Helping a Carsick Furbaby
WAHOO! You just added a four-legged family member to your home! You’ve purchased a bed, food, toys, collar, and crate. You even have the perfect name – everything has been considered, and you are ready.
What happens, though, as you start the drive towards home and your newest addition starts salivating at nerve-wrecking amounts? Not only is it gross and hard to clean, but it typically means that vomit is coming next.
The sad reality is that many (many, many) dogs and cats suffer from motion sickness and car anxiety or get sick with over-excitement. The key is to figure out the root of your furbaby’s car troubles so you can enjoy a simple ride together.
Most young animals outgrow their tummy issues, but if anxiety is involved, you may need to consider medical intervention through your veterinarian.
For those with true motion sickness, you will notice the same symptoms appearing within the same timeframe every time you are in the car.
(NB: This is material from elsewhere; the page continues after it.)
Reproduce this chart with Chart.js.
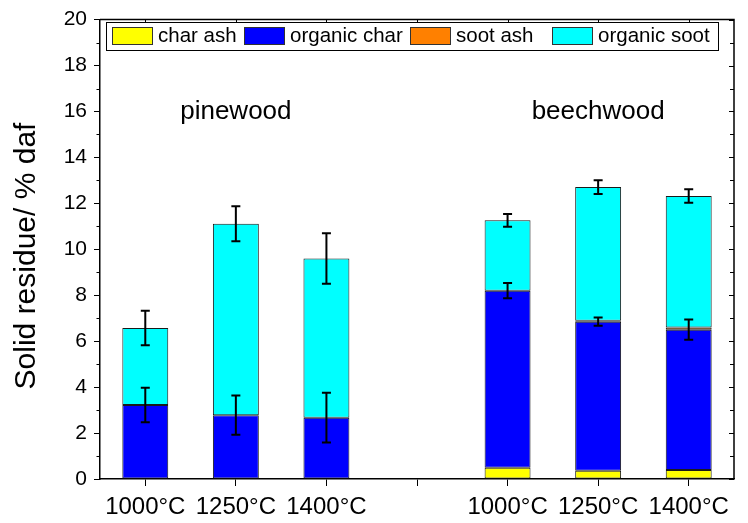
<!DOCTYPE html>
<html>
<head>
<meta charset="utf-8">
<script src="https://cdn.jsdelivr.net/npm/chart.js@4/dist/chart.umd.min.js"></script>
<style>
html,body{margin:0;padding:0;background:#fff;}
#wrap{width:748px;height:523px;position:relative;}
</style>
</head>
<body>
<div id="wrap"><canvas id="c" width="748" height="523"></canvas></div>
<script>
// ---- data ----
const categories = ['1000°C', '1250°C', '1400°C', '', '1000°C', '1250°C', '1400°C'];
const charAsh     = [0, 0, 0, null, 0.49, 0.36, 0.39];
const organicChar = [3.22, 2.78, 2.67, null, 7.71, 6.49, 6.11];
const sootAsh     = [0, 0, 0, null, 0, 0.04, 0.1];
const organicSoot = [3.35, 8.33, 6.93, null, 3.06, 5.82, 5.72];
const charErr     = [0.75, 0.85, 1.08, null, 0.33, 0.18, 0.44];
const sootErr     = [0.75, 0.76, 1.1, null, 0.28, 0.3, 0.29];
const groupLabels = ['pinewood', 'beechwood'];
const groupIndex  = [1, 5];
const groupLabelY = 16;
const yTitle = 'Solid residue/ % daf';

const FONT = '"Liberation Sans", Arial, sans-serif';

const custom = {
  id: 'custom',
  afterDatasetsDraw(chart) {
    const ctx = chart.ctx;
    const x = chart.scales.x, y = chart.scales.y;
    const ca = chart.chartArea;
    ctx.save();
    // error bars
    ctx.strokeStyle = '#000';
    ctx.lineWidth = 2;
    for (let i = 0; i < categories.length; i++) {
      if (charErr[i] == null) continue;
      const px = x.getPixelForValue(i);
      const cTop = (charAsh[i] || 0) + organicChar[i];
      const total = cTop + (sootAsh[i] || 0) + organicSoot[i];
      [[cTop, charErr[i]], [total, sootErr[i]]].forEach(([v, e]) => {
        const y1 = y.getPixelForValue(v + e), y2 = y.getPixelForValue(v - e);
        ctx.beginPath();
        ctx.moveTo(px, y1); ctx.lineTo(px, y2);
        ctx.moveTo(px - 4.5, y1); ctx.lineTo(px + 4.5, y1);
        ctx.moveTo(px - 4.5, y2); ctx.lineTo(px + 4.5, y2);
        ctx.stroke();
      });
    }
    // frame (top & right) and extra ticks
    ctx.lineWidth = 1.5;
    ctx.beginPath();
    ctx.moveTo(ca.left, ca.top); ctx.lineTo(ca.right, ca.top); ctx.lineTo(ca.right, ca.bottom);
    ctx.stroke();
    ctx.lineWidth = 1;
    ctx.beginPath();
    for (let v = 0; v <= 20; v += 1) {
      const py = Math.round(y.getPixelForValue(v)) + 0.5;
      ctx.moveTo(ca.right, py); ctx.lineTo(ca.right - (v % 2 === 0 ? 5 : 4), py);
      if (v % 2 === 1) { ctx.moveTo(ca.left, py); ctx.lineTo(ca.left - 3.5, py); }
    }
    for (let i = 0; i < categories.length; i++) {
      const px = Math.round(x.getPixelForValue(i)) + 0.5;
      ctx.moveTo(px, ca.top); ctx.lineTo(px, ca.top + 4);
    }
    ctx.stroke();
    // group labels
    ctx.fillStyle = '#000';
    ctx.font = '26px ' + FONT;
    ctx.textAlign = 'center';
    ctx.textBaseline = 'middle';
    groupLabels.forEach((t, k) => {
      ctx.fillText(t, x.getPixelForValue(groupIndex[k]), y.getPixelForValue(groupLabelY));
    });
    // y title
    ctx.save();
    ctx.translate(27, 256);
    ctx.rotate(-Math.PI / 2);
    ctx.font = '30px ' + FONT;
    ctx.fillText(yTitle, 0, 0);
    ctx.restore();
    // legend
    const lx0 = 106, ly0 = 22, lw = 612, lh = 28;
    ctx.fillStyle = '#fff';
    ctx.fillRect(lx0, ly0, lw, lh);
    ctx.lineWidth = 1;
    ctx.strokeStyle = '#000';
    ctx.strokeRect(lx0 + 0.5, ly0 + 0.5, lw, lh);
    ctx.font = '20.5px ' + FONT;
    ctx.textAlign = 'left';
    const swatchX = [112, 244, 410, 552];
    chart.data.datasets.forEach((ds, k) => {
      const cx = swatchX[k];
      ctx.fillStyle = ds.backgroundColor;
      ctx.fillRect(cx, 27, 41, 18);
      ctx.strokeStyle = '#333';
      ctx.strokeRect(cx + 0.5, 27.5, 40, 17);
      ctx.fillStyle = '#000';
      ctx.fillText(ds.label, cx + 46, 36.5);
    });
    ctx.restore();
  }
};

new Chart(document.getElementById('c'), {
  type: 'bar',
  data: {
    labels: categories,
    datasets: [
      { label: 'char ash', data: charAsh, backgroundColor: '#FFFF00' },
      { label: 'organic char', data: organicChar, backgroundColor: '#0000FF' },
      { label: 'soot ash', data: sootAsh, backgroundColor: '#FF8000' },
      { label: 'organic soot', data: organicSoot, backgroundColor: '#00FFFF' }
    ].map(d => Object.assign(d, { borderColor: '#1a1a1a', borderWidth: 1, borderSkipped: false,
      categoryPercentage: 1, barPercentage: 0.507 }))
  },
  options: {
    responsive: false,
    animation: false,
    devicePixelRatio: 1,
    layout: { padding: { left: 0, top: 16, right: 14, bottom: 0 } },
    plugins: { legend: { display: false }, tooltip: { enabled: false } },
    scales: {
      x: {
        stacked: true,
        offset: true,
        grid: { display: true, drawOnChartArea: false, drawTicks: true, tickLength: 7, offset: false, color: '#000', lineWidth: 1 },
        border: { display: true, color: '#000', width: 1.5 },
        ticks: { font: { family: FONT, size: 24 }, color: '#000', padding: 7, maxRotation: 0, autoSkip: false },
        afterFit(s) { s.height = 44; }
      },
      y: {
        stacked: true,
        min: 0, max: 20,
        grid: { display: true, drawOnChartArea: false, drawTicks: true, tickLength: 6, color: '#000', lineWidth: 1 },
        border: { display: true, color: '#000', width: 1.5 },
        ticks: { stepSize: 2, font: { family: FONT, size: 21 }, color: '#000', padding: 7 },
        afterFit(s) { s.width = 100; }
      }
    }
  },
  plugins: [custom]
});
</script>
</body>
</html>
It generally takes 15-30 minutes for an animal to react to the motion.
The following are all car sickness signs:
- Salivation/Excess Drooling
- Shaking/Won’t Settle
True motion sickness is triggered by the car’s movement unbalancing fluid in the ear, causing it to throw the animal’s sense of stability way off. This disorientation causes dizziness and ends in vomiting.
Ease the Anxiety of Car Trips
Take short, frequent rides together.
If your furbaby reacts at a certain time point of a drive, keep your practice rides well under that. Even a 3 minute drive around the neighborhood is a good starting point.
Restrain, Elevate, and Crack Windows.
Keep your dog harnessed and in a booster seat to see out of the window. By allowing fresh air to roll through the vehicle as you drive, your furbaby is more likely to find a balance and fight the conflicting sensory signals.
Keep an Empty Stomach
A furbaby with nothing in their stomach has nothing but bile to throw up. Do not feed your pet anything (even treats) at least an hour before a car ride.
If carsickness continues even after the transitional steps, you may want to consider adding one or more of the following into your routine:
Ginger has wonderful powers against nausea. As a natural remedy, you can find dosing online, but puppies 15lnbs and under typically do well with about 250 miligrams or less and puppies over 15lbs take up to 500 miligrams. You can easily make your own ginger treats or supplement with capsules.
CBD or Hemp Oil may not have scientific studies backing its success towards animals and motion sickness, but pet owners everywhere are swearing by it. (You can even find specific blends made for animals.)
Just as it works for humans, Dramamine should easily handle your pet’s motion issues.
After working with your veterinarian, if your pet still gets queasy, there may be larger problems at hand. Give the doc a call back and discuss what happens next.